--- Start EXTRACTED DATA ---
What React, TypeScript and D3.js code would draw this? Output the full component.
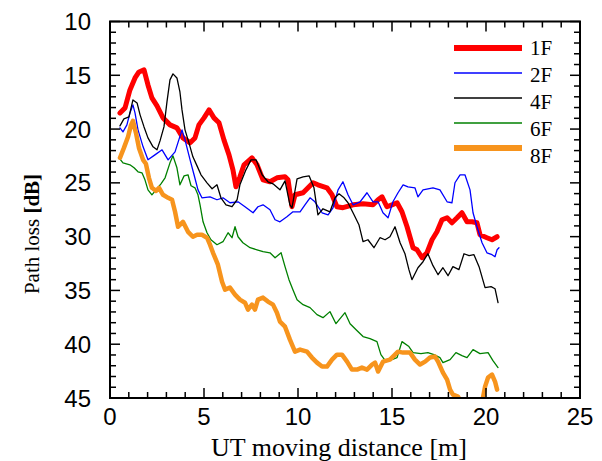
--- End EXTRACTED DATA ---
--- Start EXTRACTED DATA ---
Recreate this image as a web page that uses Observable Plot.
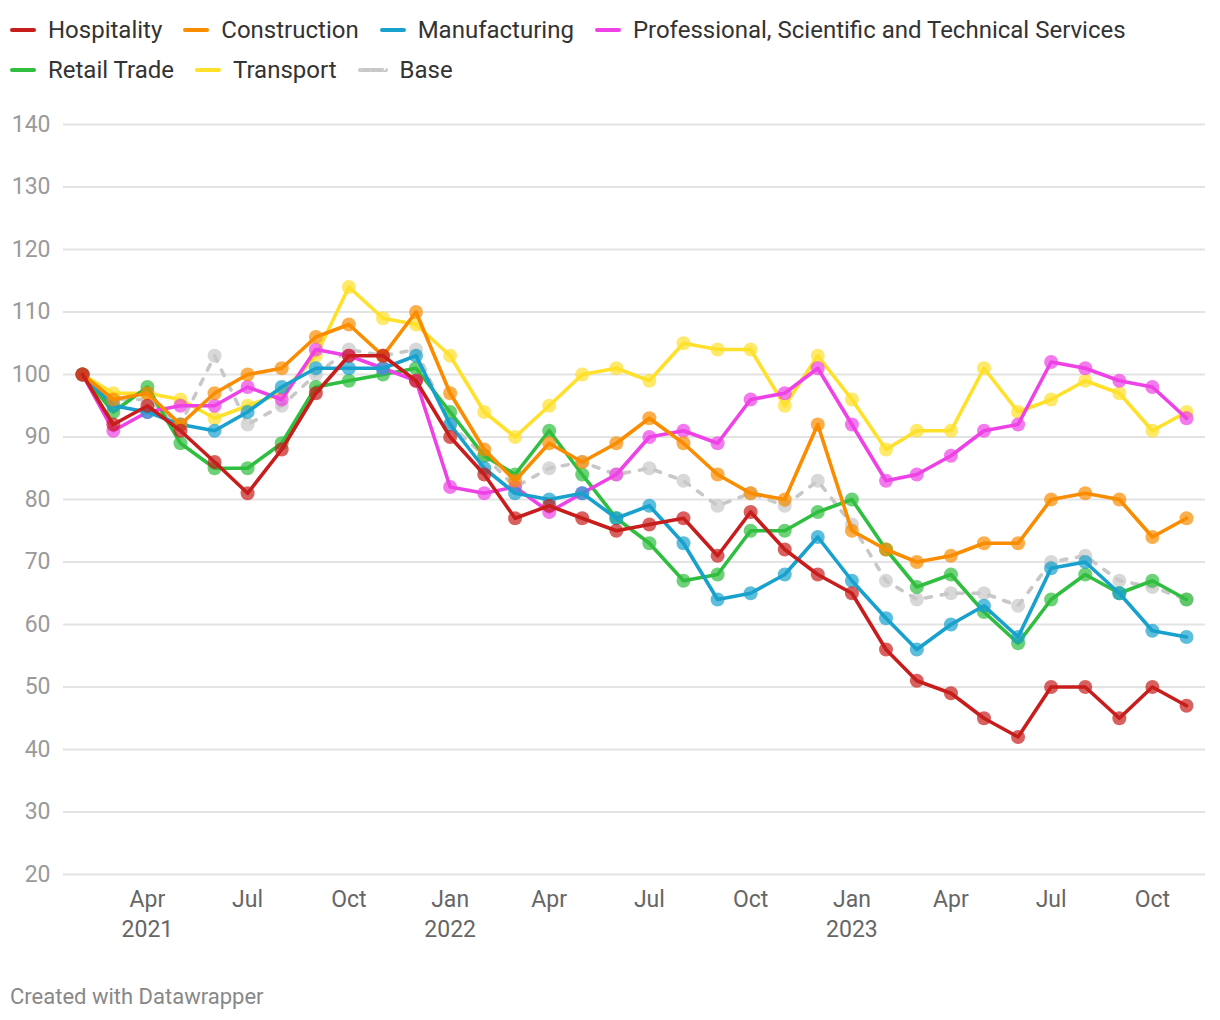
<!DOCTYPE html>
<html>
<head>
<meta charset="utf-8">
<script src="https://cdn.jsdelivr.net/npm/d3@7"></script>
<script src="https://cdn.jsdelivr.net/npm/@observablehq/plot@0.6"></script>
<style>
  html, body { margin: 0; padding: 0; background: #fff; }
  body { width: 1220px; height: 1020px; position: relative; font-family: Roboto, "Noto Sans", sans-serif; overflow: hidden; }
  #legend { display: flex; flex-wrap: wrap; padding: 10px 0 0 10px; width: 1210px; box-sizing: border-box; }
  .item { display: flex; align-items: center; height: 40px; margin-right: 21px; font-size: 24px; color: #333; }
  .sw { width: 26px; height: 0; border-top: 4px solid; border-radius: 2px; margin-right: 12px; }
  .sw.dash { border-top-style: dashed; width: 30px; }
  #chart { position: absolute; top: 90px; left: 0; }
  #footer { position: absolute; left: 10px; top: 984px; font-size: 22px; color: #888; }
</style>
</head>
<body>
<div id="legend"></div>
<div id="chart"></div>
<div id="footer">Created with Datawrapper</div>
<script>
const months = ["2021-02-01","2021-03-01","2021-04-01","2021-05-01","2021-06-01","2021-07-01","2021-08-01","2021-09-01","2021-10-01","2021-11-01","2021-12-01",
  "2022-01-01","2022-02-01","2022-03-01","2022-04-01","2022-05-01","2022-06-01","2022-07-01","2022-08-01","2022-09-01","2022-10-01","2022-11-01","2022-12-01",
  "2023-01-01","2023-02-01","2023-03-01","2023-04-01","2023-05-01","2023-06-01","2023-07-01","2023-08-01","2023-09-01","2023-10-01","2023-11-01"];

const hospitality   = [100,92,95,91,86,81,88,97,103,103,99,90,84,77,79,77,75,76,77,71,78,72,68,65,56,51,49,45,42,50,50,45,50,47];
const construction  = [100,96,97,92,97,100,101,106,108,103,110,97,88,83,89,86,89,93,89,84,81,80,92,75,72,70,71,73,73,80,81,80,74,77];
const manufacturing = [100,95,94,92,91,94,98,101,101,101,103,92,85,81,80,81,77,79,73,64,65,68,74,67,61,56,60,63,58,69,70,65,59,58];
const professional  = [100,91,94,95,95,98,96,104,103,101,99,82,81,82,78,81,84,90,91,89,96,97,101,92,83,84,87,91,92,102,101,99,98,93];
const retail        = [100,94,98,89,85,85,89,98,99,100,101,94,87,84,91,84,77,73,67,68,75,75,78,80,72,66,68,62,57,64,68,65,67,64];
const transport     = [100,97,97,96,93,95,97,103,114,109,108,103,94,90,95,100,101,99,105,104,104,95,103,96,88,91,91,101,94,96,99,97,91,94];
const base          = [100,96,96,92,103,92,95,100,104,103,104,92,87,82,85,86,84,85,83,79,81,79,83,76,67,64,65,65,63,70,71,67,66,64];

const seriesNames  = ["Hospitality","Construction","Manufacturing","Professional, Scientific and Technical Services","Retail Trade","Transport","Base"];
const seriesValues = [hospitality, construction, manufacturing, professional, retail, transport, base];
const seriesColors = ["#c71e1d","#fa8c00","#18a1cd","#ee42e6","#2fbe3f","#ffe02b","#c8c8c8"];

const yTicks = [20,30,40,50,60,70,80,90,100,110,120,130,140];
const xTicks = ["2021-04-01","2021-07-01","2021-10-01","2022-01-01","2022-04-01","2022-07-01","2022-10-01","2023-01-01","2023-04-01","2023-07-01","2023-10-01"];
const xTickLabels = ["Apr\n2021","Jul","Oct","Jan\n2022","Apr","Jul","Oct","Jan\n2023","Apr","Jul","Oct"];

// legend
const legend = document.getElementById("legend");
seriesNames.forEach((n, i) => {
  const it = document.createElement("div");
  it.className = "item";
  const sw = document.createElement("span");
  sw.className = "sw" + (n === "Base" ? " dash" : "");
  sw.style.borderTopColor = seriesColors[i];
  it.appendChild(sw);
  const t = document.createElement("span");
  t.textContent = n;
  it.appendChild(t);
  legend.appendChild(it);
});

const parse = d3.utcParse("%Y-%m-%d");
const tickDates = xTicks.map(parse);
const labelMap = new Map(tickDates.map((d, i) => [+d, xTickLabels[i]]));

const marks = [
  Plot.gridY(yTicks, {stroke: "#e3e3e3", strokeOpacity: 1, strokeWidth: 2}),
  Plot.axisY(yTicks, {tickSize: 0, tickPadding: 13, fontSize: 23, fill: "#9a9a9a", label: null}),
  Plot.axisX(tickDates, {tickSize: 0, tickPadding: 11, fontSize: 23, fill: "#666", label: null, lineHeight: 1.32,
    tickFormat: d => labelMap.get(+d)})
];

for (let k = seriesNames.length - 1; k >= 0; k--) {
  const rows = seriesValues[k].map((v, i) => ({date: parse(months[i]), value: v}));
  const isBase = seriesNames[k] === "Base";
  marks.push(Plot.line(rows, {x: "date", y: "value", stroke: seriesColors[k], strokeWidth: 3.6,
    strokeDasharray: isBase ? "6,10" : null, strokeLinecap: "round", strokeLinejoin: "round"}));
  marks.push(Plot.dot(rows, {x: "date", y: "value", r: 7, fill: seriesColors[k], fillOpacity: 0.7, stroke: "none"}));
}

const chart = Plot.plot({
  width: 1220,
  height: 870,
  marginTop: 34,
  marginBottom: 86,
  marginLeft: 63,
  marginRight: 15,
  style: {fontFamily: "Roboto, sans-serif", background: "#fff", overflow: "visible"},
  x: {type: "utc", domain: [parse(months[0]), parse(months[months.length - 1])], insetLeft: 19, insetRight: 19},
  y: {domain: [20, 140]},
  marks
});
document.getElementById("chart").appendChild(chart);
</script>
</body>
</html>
--- End EXTRACTED DATA ---
◆ AIM
Using the listing, collect all lines in which the string "this" is found.

◆ IN RESPONSE
What React, TypeScript and D3.js code would draw this? Output the full component.
Recreate this image as a web page that uses Observable Plot.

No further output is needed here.